Wrocław, Odrzańska 10

Nie zgadzam się (20)

Jadwiga Instytut Kosmetyczno-Medyczny

Jesteś właścicielem tego miejsca?

Poinformuj nas i przejmij zarządzenie wizytówką tej firmy.

Firma nie jest uczestnikiem
Polskiego Programu
Jakości Obsługi
Zobacz więcej

Czy te firmy wypadają lepiej niż Jadwiga Instytut Kosmetyczno-Medyczny?

Zgadzasz się z ostatnią opinią na temat firmy?

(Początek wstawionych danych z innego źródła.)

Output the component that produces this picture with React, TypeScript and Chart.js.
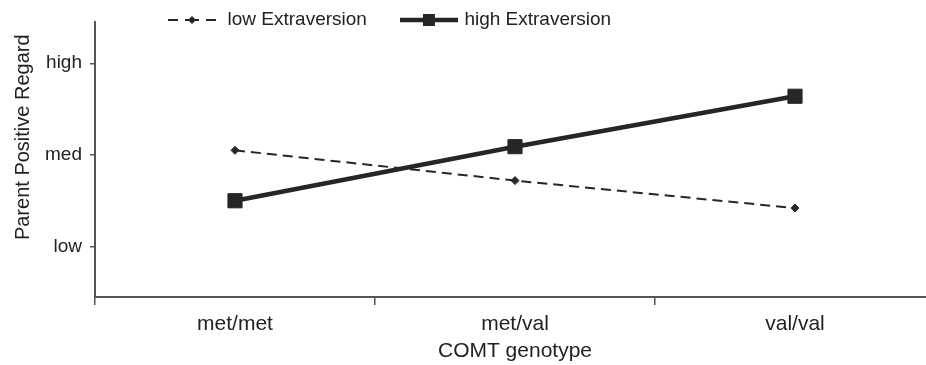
import React, { useEffect, useRef } from 'react';
import { Chart, registerables } from 'chart.js';

Chart.register(...registerables);

const categories = ['met/met', 'met/val', 'val/val'];
const lowExtraversion = [2.05, 1.72, 1.42];
const highExtraversion = [1.5, 2.09, 2.64];
const yTickValues = [1, 2, 3];
const yTickLabels = ['low', 'med', 'high'];
const seriesNames = ['low Extraversion', 'high Extraversion'];
const xTitle = 'COMT genotype';
const yTitle = 'Parent Positive Regard';

const FONT = "'Liberation Sans', Arial, Helvetica, sans-serif";
const INK = '#262626';
const TEXT = '#222222';
const AXIS = '#555555';

const LEGEND_PAD = 36;
const LEGEND_FONT = 19;
const PLOT_TOP = 22;

function makeDashedSample(): HTMLCanvasElement {
  const c = document.createElement('canvas');
  c.width = 50;
  c.height = 12;
  const ctx = c.getContext('2d')!;
  ctx.strokeStyle = INK;
  ctx.lineWidth = 2;
  ctx.beginPath();
  ctx.moveTo(1, 6); ctx.lineTo(11, 6);
  ctx.moveTo(18, 6); ctx.lineTo(32, 6);
  ctx.moveTo(39, 6); ctx.lineTo(49, 6);
  ctx.stroke();
  ctx.fillStyle = INK;
  ctx.beginPath();
  ctx.moveTo(25, 2); ctx.lineTo(29, 6); ctx.lineTo(25, 10); ctx.lineTo(21, 6);
  ctx.closePath();
  ctx.fill();
  return c;
}

function makeSolidSample(): HTMLCanvasElement {
  const c = document.createElement('canvas');
  c.width = 58;
  c.height = 16;
  const ctx = c.getContext('2d')!;
  ctx.strokeStyle = INK;
  ctx.lineWidth = 4.5;
  ctx.beginPath();
  ctx.moveTo(0, 8); ctx.lineTo(58, 8);
  ctx.stroke();
  ctx.fillStyle = INK;
  ctx.fillRect(23, 2, 12, 12);
  return c;
}

const legendPlacement = {
  id: 'legendPlacement',
  afterLayout(chart: any) {
    const lg = chart.legend;
    if (!lg) return;
    const w = lg.right - lg.left;
    const h = lg.bottom - lg.top;
    lg.left = 166 - LEGEND_PAD;
    lg.right = lg.left + w;
    lg.top = 20 - LEGEND_PAD - LEGEND_FONT / 2;
    lg.bottom = lg.top + h + 20;
  },
};

export default function App() {
  const ref = useRef<HTMLCanvasElement | null>(null);

  useEffect(() => {
    if (!ref.current) return;
    const samples = [makeDashedSample(), makeSolidSample()];
    const chart = new Chart(ref.current, {
      type: 'line',
      data: {
        labels: categories,
        datasets: [
          {
            label: seriesNames[0],
            data: lowExtraversion,
            borderColor: INK,
            borderWidth: 2,
            borderDash: [10, 6],
            pointStyle: 'rectRot',
            pointRadius: 4,
            pointBackgroundColor: INK,
            pointBorderColor: INK,
            pointBorderWidth: 1,
            fill: false,
            tension: 0,
            order: 1,
          },
          {
            label: seriesNames[1],
            data: highExtraversion,
            borderColor: INK,
            borderWidth: 4.5,
            pointStyle: 'rect',
            pointRadius: 10,
            pointBackgroundColor: INK,
            pointBorderColor: INK,
            pointBorderWidth: 1,
            fill: false,
            tension: 0,
            order: 0,
          },
        ],
      },
      options: {
        responsive: false,
        animation: false,
        devicePixelRatio: 1,
        layout: {
          autoPadding: false,
          padding: { top: 8 - (LEGEND_FONT + 2 * LEGEND_PAD), left: 0, right: 0, bottom: 0 },
        },
        plugins: {
          tooltip: { enabled: false },
          legend: {
            display: true,
            position: 'top',
            align: 'start',
            labels: {
              usePointStyle: true,
              pointStyleWidth: 52,
              padding: LEGEND_PAD,
              color: TEXT,
              font: { family: FONT, size: LEGEND_FONT },
              generateLabels: (ch: any) =>
                ch.data.datasets.map((ds: any, i: number) => ({
                  text: ds.label,
                  pointStyle: samples[i],
                  datasetIndex: i,
                  hidden: false,
                  fillStyle: INK,
                  strokeStyle: INK,
                  lineWidth: 0,
                  fontColor: TEXT,
                })),
            },
          },
        },
        scales: {
          x: {
            type: 'category',
            offset: true,
            grid: {
              offset: true,
              drawOnChartArea: false,
              drawTicks: true,
              tickLength: 8,
              color: AXIS,
              lineWidth: 1.5,
            },
            border: { display: true, color: AXIS, width: 2 },
            ticks: {
              color: TEXT,
              font: { family: FONT, size: 21, lineHeight: 1 },
              padding: 9,
              maxRotation: 0,
              autoSkip: false,
            },
            title: {
              display: true,
              text: xTitle,
              color: TEXT,
              font: { family: FONT, size: 21, lineHeight: 1 },
              padding: { top: 6, bottom: 3 },
            },
            afterFit: (s: any) => {
              s.height = 68;
              s.paddingLeft = 0;
              s.paddingRight = 0;
            },
          },
          y: {
            type: 'linear',
            min: 0.45,
            max: 3.45,
            afterBuildTicks: (s: any) => {
              s.ticks = yTickValues.map((v) => ({ value: v }));
            },
            grid: {
              drawOnChartArea: false,
              drawTicks: true,
              tickLength: 5,
              color: AXIS,
              lineWidth: 1.5,
            },
            border: { display: true, color: AXIS, width: 2 },
            ticks: {
              color: TEXT,
              font: { family: FONT, size: 19 },
              padding: 8,
              callback: (v: any) => {
                const i = yTickValues.indexOf(Number(v));
                return i >= 0 ? yTickLabels[i] : '';
              },
            },
            title: {
              display: true,
              text: '\u00a0'.repeat(8) + yTitle,
              color: TEXT,
              font: { family: FONT, size: 20, lineHeight: 1 },
              padding: { top: 13, bottom: 10 },
            },
            afterFit: (s: any) => {
              s.width = 95;
              s.paddingTop = PLOT_TOP;
              s.paddingBottom = 0;
            },
          },
        },
      },
      plugins: [legendPlacement],
    } as any);
    return () => chart.destroy();
  }, []);

  return (
    <div
      style={{
        position: 'fixed',
        left: 0,
        top: 0,
        width: 926,
        height: 365,
        overflow: 'hidden',
        background: '#ffffff',
      }}
    >
      <canvas ref={ref} width={935} height={365} style={{ display: 'block' }} />
    </div>
  );
}
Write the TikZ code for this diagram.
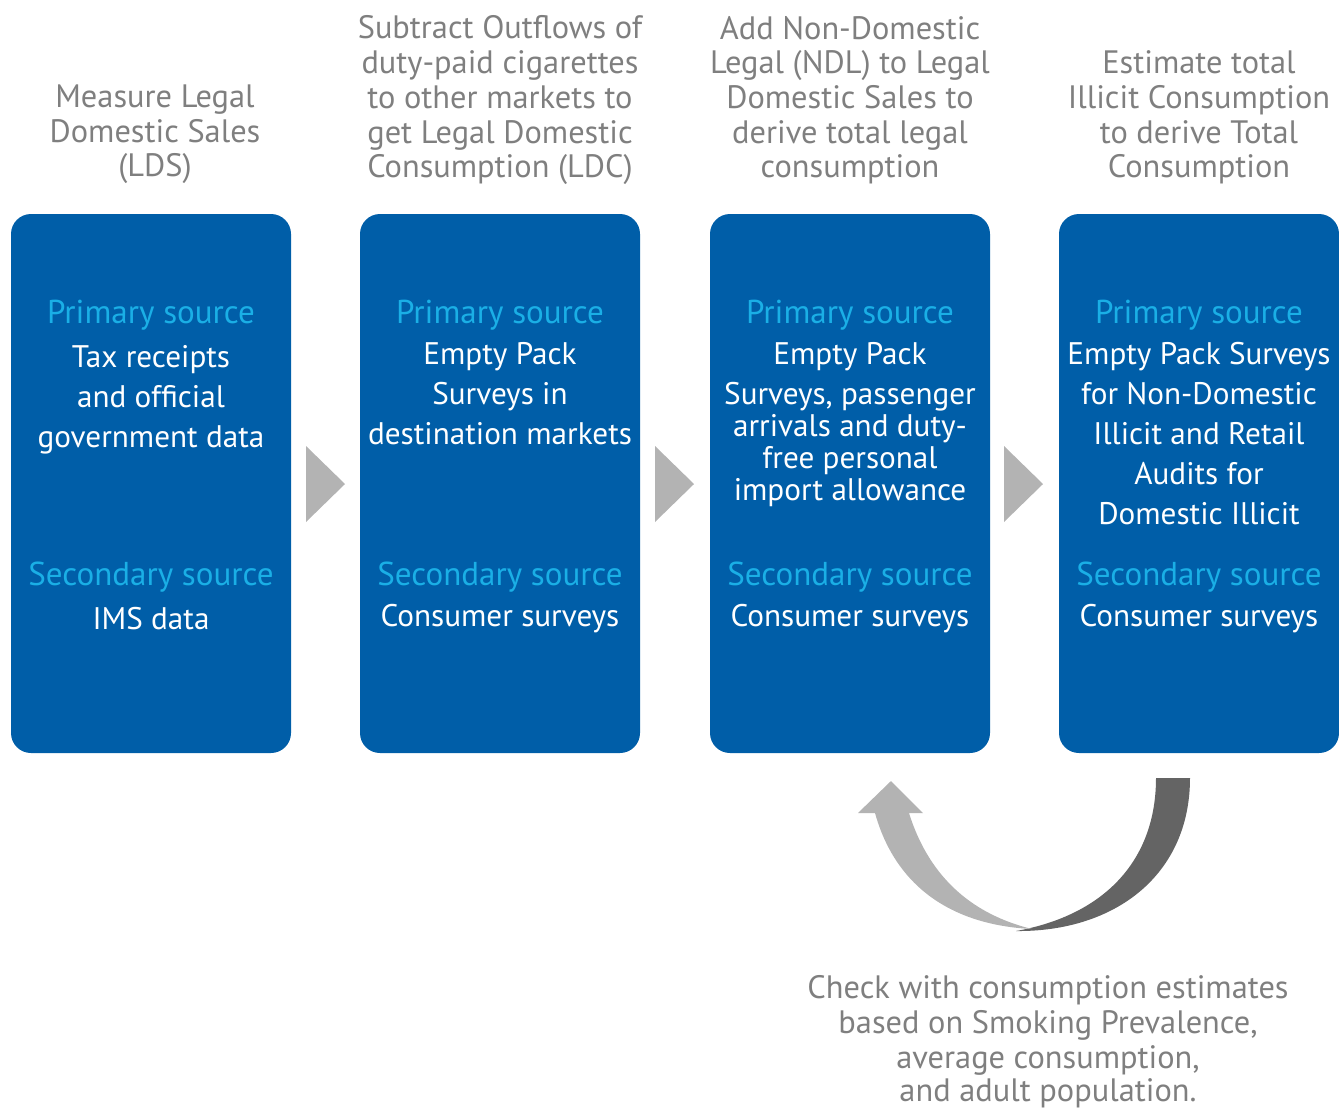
\documentclass[tikz,border=0pt]{standalone}
\usepackage{fontspec}
\setmainfont{PT Sans}
\definecolor{boxblue}{HTML}{005EA8}
\definecolor{srccyan}{HTML}{1AAFE6}
\definecolor{titlegray}{HTML}{7F7F7F}
\definecolor{chevgray}{HTML}{B3B3B3}
\definecolor{darkgray}{HTML}{646464}
\begin{document}
\begin{tikzpicture}[x=0.75pt,y=-0.75pt,
  stagebox/.style={fill=boxblue, rounded corners=15pt},
  chev/.style={fill=chevgray},
  ttl/.style={text=titlegray, font=\fontsize{24.3}{29}\selectfont, text height=0.7em, text depth=0.2em, inner sep=0pt},
  src/.style={text=srccyan, font=\fontsize{24.8}{29}\selectfont, text height=0.7em, text depth=0.2em, inner sep=0pt},
  body/.style={text=white, font=\fontsize{23.4}{29}\selectfont, text height=0.7em, text depth=0.2em, inner sep=0pt}]
\useasboundingbox (0,0) rectangle (1339,1108);
% boxes
\path[stagebox] (11,214) rectangle (291,753);
\path[stagebox] (360,214) rectangle (640,753);
\path[stagebox] (710,214) rectangle (990,753);
\path[stagebox] (1059,214) rectangle (1339,753);
% chevrons
\path[chev] (306,446) -- (345,484) -- (306,522) -- cycle;
\path[chev] (655,446) -- (694,484) -- (655,522) -- cycle;
\path[chev] (1004,446) -- (1043,484) -- (1004,522) -- cycle;
% titles
\node[ttl] (t1a) at (155,104) {Measure Legal};
\node[ttl] (t1b) at (155,139) {Domestic Sales};
\node[ttl] (t1c) at (155,173) {(LDS)};
\node[ttl] (t2a) at (500,35) {Subtract Outflows of};
\node[ttl] (t2b) at (500,70) {duty-paid cigarettes};
\node[ttl] (t2c) at (500,105) {to other markets to};
\node[ttl] (t2d) at (500,140) {get Legal Domestic};
\node[ttl] (t2e) at (500,174) {Consumption (LDC)};
\node[ttl] (t3a) at (850,36) {Add Non-Domestic};
\node[ttl] (t3b) at (850,70) {Legal (NDL) to Legal};
\node[ttl] (t3c) at (850,105) {Domestic Sales to};
\node[ttl] (t3d) at (850,140) {derive total legal};
\node[ttl] (t3e) at (850,174) {consumption};
\node[ttl] (t4a) at (1199,70) {Estimate total};
\node[ttl] (t4b) at (1199,105) {Illicit Consumption};
\node[ttl] (t4c) at (1199,140) {to derive Total};
\node[ttl] (t4d) at (1199,174) {Consumption};
% box 1
\node[src] (p1) at (151,320) {Primary source};
\node[body] (b1a) at (151,364) {Tax receipts};
\node[body] (b1b) at (151,404) {and official};
\node[body] (b1c) at (151,444) {government data};
\node[src] (s1) at (151,582) {Secondary source};
\node[body] (c1) at (151,626) {IMS data};
% box 2
\node[src] (p2) at (500,320) {Primary source};
\node[body] (b2a) at (500,361) {Empty Pack};
\node[body] (b2b) at (500,401) {Surveys in};
\node[body] (b2c) at (500,441) {destination markets};
\node[src] (s2) at (500,582) {Secondary source};
\node[body] (c2) at (500,623) {Consumer surveys};
% box 3
\node[src] (p3) at (850,320) {Primary source};
\node[body] (b3a) at (850,361) {Empty Pack};
\node[body] (b3b) at (850,401) {Surveys, passenger};
\node[body] (b3c) at (850,433) {arrivals and duty-};
\node[body] (b3d) at (850,465) {free personal};
\node[body] (b3e) at (850,497) {import allowance};
\node[src] (s3) at (850,582) {Secondary source};
\node[body] (c3) at (850,623) {Consumer surveys};
% box 4
\node[src] (p4) at (1199,320) {Primary source};
\node[body] (b4a) at (1199,361) {Empty Pack Surveys};
\node[body] (b4b) at (1199,401) {for Non-Domestic};
\node[body] (b4c) at (1199,441) {Illicit and Retail};
\node[body] (b4d) at (1199,481) {Audits for};
\node[body] (b4e) at (1199,521) {Domestic Illicit};
\node[src] (s4) at (1199,582) {Secondary source};
\node[body] (c4) at (1199,623) {Consumer surveys};
% curved feedback arrow
\path[fill=darkgray] (1156,778) -- (1190,778)
  .. controls (1190,875) and (1115,932) .. (1016,931)
  .. controls (1105,915) and (1156,860) .. (1156,778) -- cycle;
\path[fill=chevgray] (858,813) -- (891,781) -- (923,813) -- (909,813)
  .. controls (930,880) and (975,915) .. (1032,929)
  .. controls (950,925) and (895,885) .. (875,813) -- cycle;
% bottom note
\node[ttl] (n1) at (1048,995) {Check with consumption estimates};
\node[ttl] (n2) at (1048,1030) {based on Smoking Prevalence,};
\node[ttl] (n3) at (1048,1065) {average consumption,};
\node[ttl] (n4) at (1048,1098) {and adult population.};
\end{tikzpicture}
\end{document}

Moja dziewczyna strasznie...
Moja dziewczyna strasznie uparła się na kolczyk w nosie, mówiła mi o tym od dobrych kilku miesięcy. W końcu na jej urodziny obiecałem, że w prezencie dostanie ode mnie przekłucie nosa wraz z jakimś ślicznym kolczykiem do niego. Po przeglądnięciu kilku ofert na internecie wybrałem właśnie salon "Jadwiga" Instytut Kosmetyczno-Medyczny. Brałem pod uwagę staż firmy oraz wynikające z komentarzy zadowolenie ich wcześniejszych klientów. Zadzwoniłem, umówiłem się na konkretną godzinę. Zabrałem dziewczynę nic nie mówiąc jej gdzie i po co jedziemy. Zabrałem ją po prostu na przejażdżkę. Zatrzymaliśmy się w okolicach rynku i poszliśmy do tego salonu. Gdy zobaczyła gdzie wchodzimy strasznie się ucieszyła. Weszliśmy do środka, pani która siedziała zaraz przy wejściu (prawdopodobnie pani od tipsów i paznokci) poprosiła byśmy siedli i poczekali na szefową. Minęło kilka minut i przyszła. Powiedziałem jej, że dzwoniłem i umawiałem się na konkretną godzinę. Poprosiła o jeszcze o chwilę cierpliwości ponieważ osoba która zajmuje się przekłuwaniem nosa ma w tej chwili inną osobę, podała na czasopisma (szkoda, że same kobiece) poprosiła i rozgoszczenie się na krzesełkach. Po około dziesięciu minutach przyszła ta pani i zaprosiła moją dziewczynę na specjalny fotel. Wzięła przyrząd specjalny i mniej więcej zapytała w której części nosa chce mieć kolczyk. Powiedziała jej i pani zaznaczyła tam sobie kropkę. Następnie umyła nos spirytusem i pistoletem miała zamiar zrobić jej dziurę. Niestety pierwszy i drugi raz się wyszedł (coś się działo z przyrządem). Mojej dziewczynie już łzy leciały z oczu z bólu (nos jest dosyć unerwiony). Trzeci dopiero wyszedł. W między czasie wybrałem dla niej kolczyk i zapłaciłem za usługę. Następnie były zalecenia co do mycia rany oraz jakich maści używać żeby szybciej się goiło. Koszt w porównaniu z innymi ofertami wydawał się tani. Podziękowaliśmy i wyszliśmy. Gdyby nie ten przypadek, a dokładniej dwa z ukłuciem w nos to wizyta byłaby bardzo udana, tak niestety pozostaje malutki niesmak.